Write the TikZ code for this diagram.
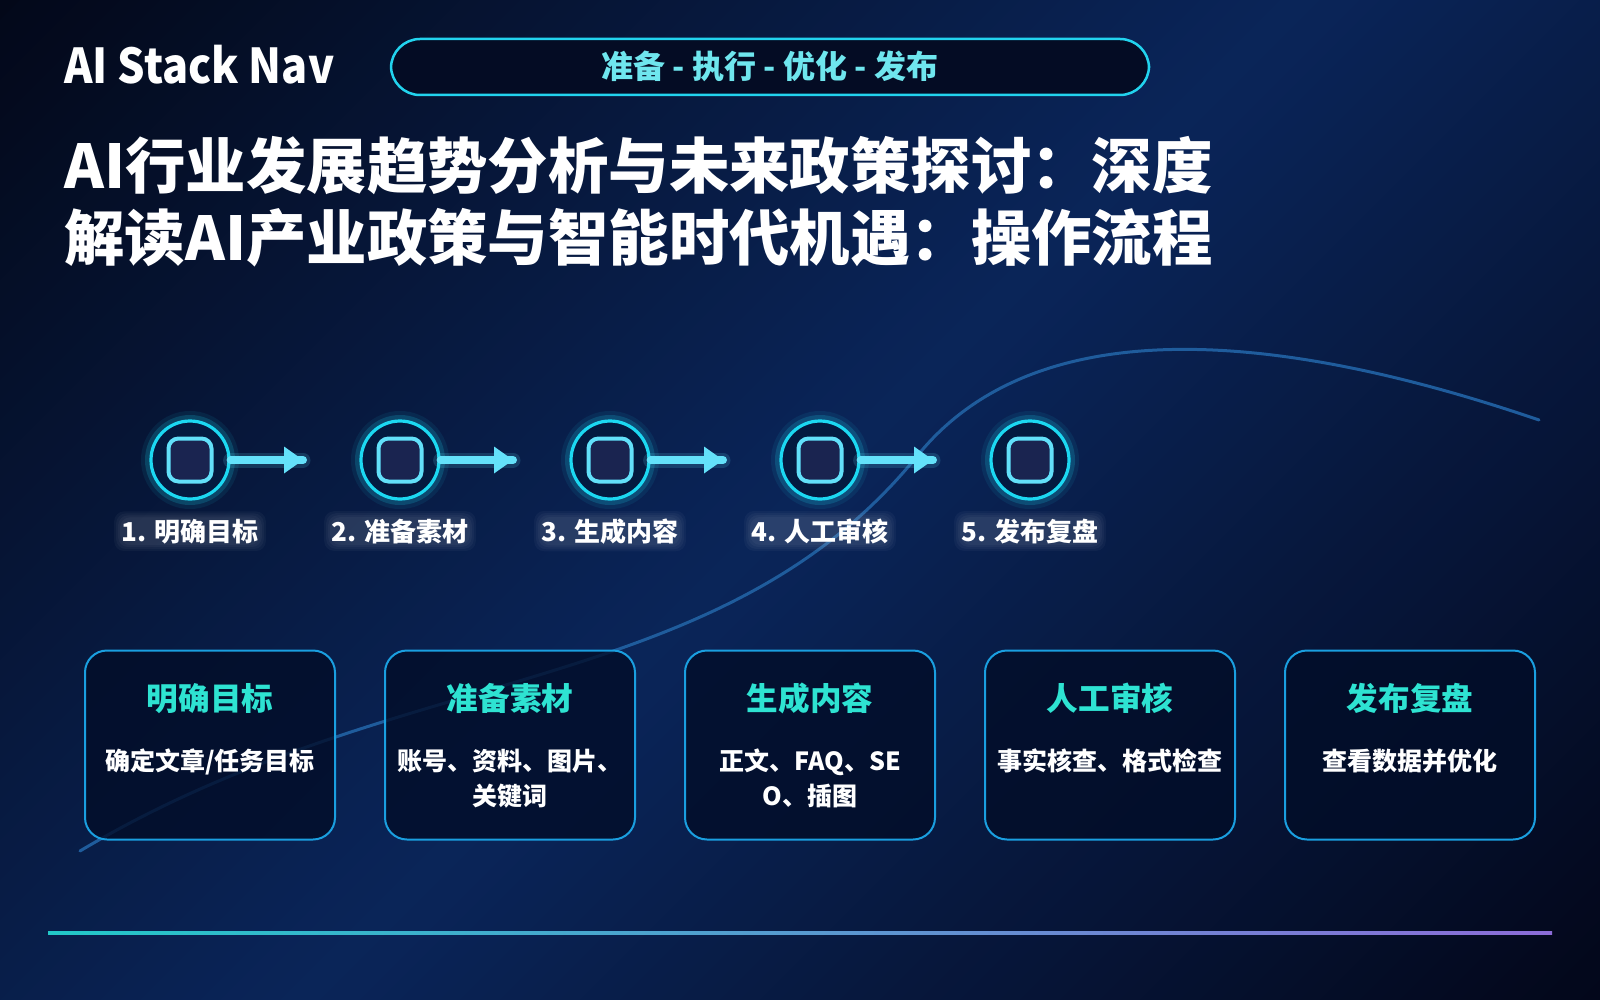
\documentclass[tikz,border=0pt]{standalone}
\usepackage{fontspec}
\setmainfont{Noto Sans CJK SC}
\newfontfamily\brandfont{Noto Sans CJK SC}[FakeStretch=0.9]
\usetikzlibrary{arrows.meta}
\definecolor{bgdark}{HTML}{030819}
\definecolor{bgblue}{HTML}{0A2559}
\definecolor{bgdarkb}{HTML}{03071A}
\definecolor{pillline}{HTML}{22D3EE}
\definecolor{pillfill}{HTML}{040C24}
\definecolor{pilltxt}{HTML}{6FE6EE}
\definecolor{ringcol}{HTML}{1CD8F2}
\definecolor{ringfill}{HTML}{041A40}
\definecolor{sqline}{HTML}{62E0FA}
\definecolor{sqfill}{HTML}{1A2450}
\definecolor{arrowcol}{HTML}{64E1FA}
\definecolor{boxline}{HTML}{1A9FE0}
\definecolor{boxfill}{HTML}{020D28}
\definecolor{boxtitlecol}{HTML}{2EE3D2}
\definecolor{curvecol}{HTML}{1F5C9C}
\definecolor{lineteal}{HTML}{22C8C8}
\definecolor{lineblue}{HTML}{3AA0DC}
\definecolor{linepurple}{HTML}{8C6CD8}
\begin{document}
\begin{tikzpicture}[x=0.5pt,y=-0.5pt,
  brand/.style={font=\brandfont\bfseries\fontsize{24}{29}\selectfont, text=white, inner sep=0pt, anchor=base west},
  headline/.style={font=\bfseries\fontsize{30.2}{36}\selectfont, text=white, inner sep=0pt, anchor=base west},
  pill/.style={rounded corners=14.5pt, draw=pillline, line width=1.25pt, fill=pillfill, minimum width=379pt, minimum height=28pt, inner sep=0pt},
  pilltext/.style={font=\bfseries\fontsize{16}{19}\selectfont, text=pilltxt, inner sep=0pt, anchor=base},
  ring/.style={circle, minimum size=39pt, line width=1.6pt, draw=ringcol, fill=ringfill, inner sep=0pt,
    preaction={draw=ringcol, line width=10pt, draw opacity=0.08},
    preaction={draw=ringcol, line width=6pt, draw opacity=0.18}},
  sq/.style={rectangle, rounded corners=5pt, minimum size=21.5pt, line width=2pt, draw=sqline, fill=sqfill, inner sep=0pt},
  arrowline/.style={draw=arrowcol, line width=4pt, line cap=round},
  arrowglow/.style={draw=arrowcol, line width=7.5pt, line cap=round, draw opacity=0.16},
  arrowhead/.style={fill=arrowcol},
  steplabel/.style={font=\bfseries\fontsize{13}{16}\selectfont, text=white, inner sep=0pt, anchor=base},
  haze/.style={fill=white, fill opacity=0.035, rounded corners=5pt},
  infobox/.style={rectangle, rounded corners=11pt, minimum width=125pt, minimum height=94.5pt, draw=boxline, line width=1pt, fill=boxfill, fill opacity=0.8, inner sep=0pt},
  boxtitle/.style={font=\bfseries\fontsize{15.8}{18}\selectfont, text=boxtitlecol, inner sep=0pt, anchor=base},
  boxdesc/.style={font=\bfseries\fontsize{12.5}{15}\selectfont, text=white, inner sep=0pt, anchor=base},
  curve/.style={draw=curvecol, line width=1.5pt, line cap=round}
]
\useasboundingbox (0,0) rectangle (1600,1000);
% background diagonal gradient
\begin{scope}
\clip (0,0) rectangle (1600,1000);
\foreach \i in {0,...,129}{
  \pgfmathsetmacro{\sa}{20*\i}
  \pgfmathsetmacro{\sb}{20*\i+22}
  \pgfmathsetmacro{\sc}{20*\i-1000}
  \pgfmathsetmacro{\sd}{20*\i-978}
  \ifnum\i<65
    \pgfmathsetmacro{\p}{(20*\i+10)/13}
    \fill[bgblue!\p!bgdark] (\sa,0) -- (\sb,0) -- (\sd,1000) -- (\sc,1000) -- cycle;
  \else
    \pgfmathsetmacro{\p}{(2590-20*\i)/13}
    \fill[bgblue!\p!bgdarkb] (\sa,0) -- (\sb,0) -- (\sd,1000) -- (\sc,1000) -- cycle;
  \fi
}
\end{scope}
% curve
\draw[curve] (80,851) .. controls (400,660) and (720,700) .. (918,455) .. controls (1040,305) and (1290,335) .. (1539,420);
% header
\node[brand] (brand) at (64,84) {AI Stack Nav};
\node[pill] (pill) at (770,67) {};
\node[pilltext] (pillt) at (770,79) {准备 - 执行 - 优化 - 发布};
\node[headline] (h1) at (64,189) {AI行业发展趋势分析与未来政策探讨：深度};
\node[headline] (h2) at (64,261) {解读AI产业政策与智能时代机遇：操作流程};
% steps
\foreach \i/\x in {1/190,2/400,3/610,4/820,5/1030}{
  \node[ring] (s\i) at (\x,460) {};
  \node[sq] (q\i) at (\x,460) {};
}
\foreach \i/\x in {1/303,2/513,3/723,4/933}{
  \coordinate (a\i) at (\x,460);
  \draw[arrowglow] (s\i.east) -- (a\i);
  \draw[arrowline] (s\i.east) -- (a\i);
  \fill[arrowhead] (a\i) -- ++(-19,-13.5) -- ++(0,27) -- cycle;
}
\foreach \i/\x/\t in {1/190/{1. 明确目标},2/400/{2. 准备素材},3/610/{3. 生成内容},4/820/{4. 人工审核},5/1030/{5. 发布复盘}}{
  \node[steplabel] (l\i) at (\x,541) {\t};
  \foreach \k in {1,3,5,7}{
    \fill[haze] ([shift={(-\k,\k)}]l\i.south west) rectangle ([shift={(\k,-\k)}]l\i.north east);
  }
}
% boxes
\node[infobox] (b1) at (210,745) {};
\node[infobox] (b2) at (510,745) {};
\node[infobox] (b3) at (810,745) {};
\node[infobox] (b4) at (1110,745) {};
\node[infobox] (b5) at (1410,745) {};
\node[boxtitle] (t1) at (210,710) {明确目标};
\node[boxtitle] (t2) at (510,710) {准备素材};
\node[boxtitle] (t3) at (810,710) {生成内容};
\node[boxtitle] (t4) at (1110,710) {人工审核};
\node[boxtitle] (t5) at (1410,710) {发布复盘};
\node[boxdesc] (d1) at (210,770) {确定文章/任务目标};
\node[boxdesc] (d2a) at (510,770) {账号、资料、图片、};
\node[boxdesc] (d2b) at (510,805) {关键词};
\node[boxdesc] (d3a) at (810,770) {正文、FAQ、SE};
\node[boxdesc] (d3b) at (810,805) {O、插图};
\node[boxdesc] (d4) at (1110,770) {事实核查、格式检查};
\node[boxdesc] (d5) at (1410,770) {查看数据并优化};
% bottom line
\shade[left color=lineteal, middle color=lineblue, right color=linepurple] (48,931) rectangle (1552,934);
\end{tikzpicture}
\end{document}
________
GOAL.
Each line above is to be copied verbatim. Drop any image from the copy.

FINAL RESULT.
Write the TikZ code for this diagram.
\documentclass[tikz,border=0pt]{standalone}
\usepackage{fontspec}
\setmainfont{Noto Sans CJK SC}
\newfontfamily\brandfont{Noto Sans CJK SC}[FakeStretch=0.9]
\usetikzlibrary{arrows.meta}
\definecolor{bgdark}{HTML}{030819}
\definecolor{bgblue}{HTML}{0A2559}
\definecolor{bgdarkb}{HTML}{03071A}
\definecolor{pillline}{HTML}{22D3EE}
\definecolor{pillfill}{HTML}{040C24}
\definecolor{pilltxt}{HTML}{6FE6EE}
\definecolor{ringcol}{HTML}{1CD8F2}
\definecolor{ringfill}{HTML}{041A40}
\definecolor{sqline}{HTML}{62E0FA}
\definecolor{sqfill}{HTML}{1A2450}
\definecolor{arrowcol}{HTML}{64E1FA}
\definecolor{boxline}{HTML}{1A9FE0}
\definecolor{boxfill}{HTML}{020D28}
\definecolor{boxtitlecol}{HTML}{2EE3D2}
\definecolor{curvecol}{HTML}{1F5C9C}
\definecolor{lineteal}{HTML}{22C8C8}
\definecolor{lineblue}{HTML}{3AA0DC}
\definecolor{linepurple}{HTML}{8C6CD8}
\begin{document}
\begin{tikzpicture}[x=0.5pt,y=-0.5pt,
  brand/.style={font=\brandfont\bfseries\fontsize{24}{29}\selectfont, text=white, inner sep=0pt, anchor=base west},
  headline/.style={font=\bfseries\fontsize{30.2}{36}\selectfont, text=white, inner sep=0pt, anchor=base west},
  pill/.style={rounded corners=14.5pt, draw=pillline, line width=1.25pt, fill=pillfill, minimum width=379pt, minimum height=28pt, inner sep=0pt},
  pilltext/.style={font=\bfseries\fontsize{16}{19}\selectfont, text=pilltxt, inner sep=0pt, anchor=base},
  ring/.style={circle, minimum size=39pt, line width=1.6pt, draw=ringcol, fill=ringfill, inner sep=0pt,
    preaction={draw=ringcol, line width=10pt, draw opacity=0.08},
    preaction={draw=ringcol, line width=6pt, draw opacity=0.18}},
  sq/.style={rectangle, rounded corners=5pt, minimum size=21.5pt, line width=2pt, draw=sqline, fill=sqfill, inner sep=0pt},
  arrowline/.style={draw=arrowcol, line width=4pt, line cap=round},
  arrowglow/.style={draw=arrowcol, line width=7.5pt, line cap=round, draw opacity=0.16},
  arrowhead/.style={fill=arrowcol},
  steplabel/.style={font=\bfseries\fontsize{13}{16}\selectfont, text=white, inner sep=0pt, anchor=base},
  haze/.style={fill=white, fill opacity=0.035, rounded corners=5pt},
  infobox/.style={rectangle, rounded corners=11pt, minimum width=125pt, minimum height=94.5pt, draw=boxline, line width=1pt, fill=boxfill, fill opacity=0.8, inner sep=0pt},
  boxtitle/.style={font=\bfseries\fontsize{15.8}{18}\selectfont, text=boxtitlecol, inner sep=0pt, anchor=base},
  boxdesc/.style={font=\bfseries\fontsize{12.5}{15}\selectfont, text=white, inner sep=0pt, anchor=base},
  curve/.style={draw=curvecol, line width=1.5pt, line cap=round}
]
\useasboundingbox (0,0) rectangle (1600,1000);
% background diagonal gradient
\begin{scope}
\clip (0,0) rectangle (1600,1000);
\foreach \i in {0,...,129}{
  \pgfmathsetmacro{\sa}{20*\i}
  \pgfmathsetmacro{\sb}{20*\i+22}
  \pgfmathsetmacro{\sc}{20*\i-1000}
  \pgfmathsetmacro{\sd}{20*\i-978}
  \ifnum\i<65
    \pgfmathsetmacro{\p}{(20*\i+10)/13}
    \fill[bgblue!\p!bgdark] (\sa,0) -- (\sb,0) -- (\sd,1000) -- (\sc,1000) -- cycle;
  \else
    \pgfmathsetmacro{\p}{(2590-20*\i)/13}
    \fill[bgblue!\p!bgdarkb] (\sa,0) -- (\sb,0) -- (\sd,1000) -- (\sc,1000) -- cycle;
  \fi
}
\end{scope}
% curve
\draw[curve] (80,851) .. controls (400,660) and (720,700) .. (918,455) .. controls (1040,305) and (1290,335) .. (1539,420);
% header
\node[brand] (brand) at (64,84) {AI Stack Nav};
\node[pill] (pill) at (770,67) {};
\node[pilltext] (pillt) at (770,79) {准备 - 执行 - 优化 - 发布};
\node[headline] (h1) at (64,189) {AI行业发展趋势分析与未来政策探讨：深度};
\node[headline] (h2) at (64,261) {解读AI产业政策与智能时代机遇：操作流程};
% steps
\foreach \i/\x in {1/190,2/400,3/610,4/820,5/1030}{
  \node[ring] (s\i) at (\x,460) {};
  \node[sq] (q\i) at (\x,460) {};
}
\foreach \i/\x in {1/303,2/513,3/723,4/933}{
  \coordinate (a\i) at (\x,460);
  \draw[arrowglow] (s\i.east) -- (a\i);
  \draw[arrowline] (s\i.east) -- (a\i);
  \fill[arrowhead] (a\i) -- ++(-19,-13.5) -- ++(0,27) -- cycle;
}
\foreach \i/\x/\t in {1/190/{1. 明确目标},2/400/{2. 准备素材},3/610/{3. 生成内容},4/820/{4. 人工审核},5/1030/{5. 发布复盘}}{
  \node[steplabel] (l\i) at (\x,541) {\t};
  \foreach \k in {1,3,5,7}{
    \fill[haze] ([shift={(-\k,\k)}]l\i.south west) rectangle ([shift={(\k,-\k)}]l\i.north east);
  }
}
% boxes
\node[infobox] (b1) at (210,745) {};
\node[infobox] (b2) at (510,745) {};
\node[infobox] (b3) at (810,745) {};
\node[infobox] (b4) at (1110,745) {};
\node[infobox] (b5) at (1410,745) {};
\node[boxtitle] (t1) at (210,710) {明确目标};
\node[boxtitle] (t2) at (510,710) {准备素材};
\node[boxtitle] (t3) at (810,710) {生成内容};
\node[boxtitle] (t4) at (1110,710) {人工审核};
\node[boxtitle] (t5) at (1410,710) {发布复盘};
\node[boxdesc] (d1) at (210,770) {确定文章/任务目标};
\node[boxdesc] (d2a) at (510,770) {账号、资料、图片、};
\node[boxdesc] (d2b) at (510,805) {关键词};
\node[boxdesc] (d3a) at (810,770) {正文、FAQ、SE};
\node[boxdesc] (d3b) at (810,805) {O、插图};
\node[boxdesc] (d4) at (1110,770) {事实核查、格式检查};
\node[boxdesc] (d5) at (1410,770) {查看数据并优化};
% bottom line
\shade[left color=lineteal, middle color=lineblue, right color=linepurple] (48,931) rectangle (1552,934);
\end{tikzpicture}
\end{document}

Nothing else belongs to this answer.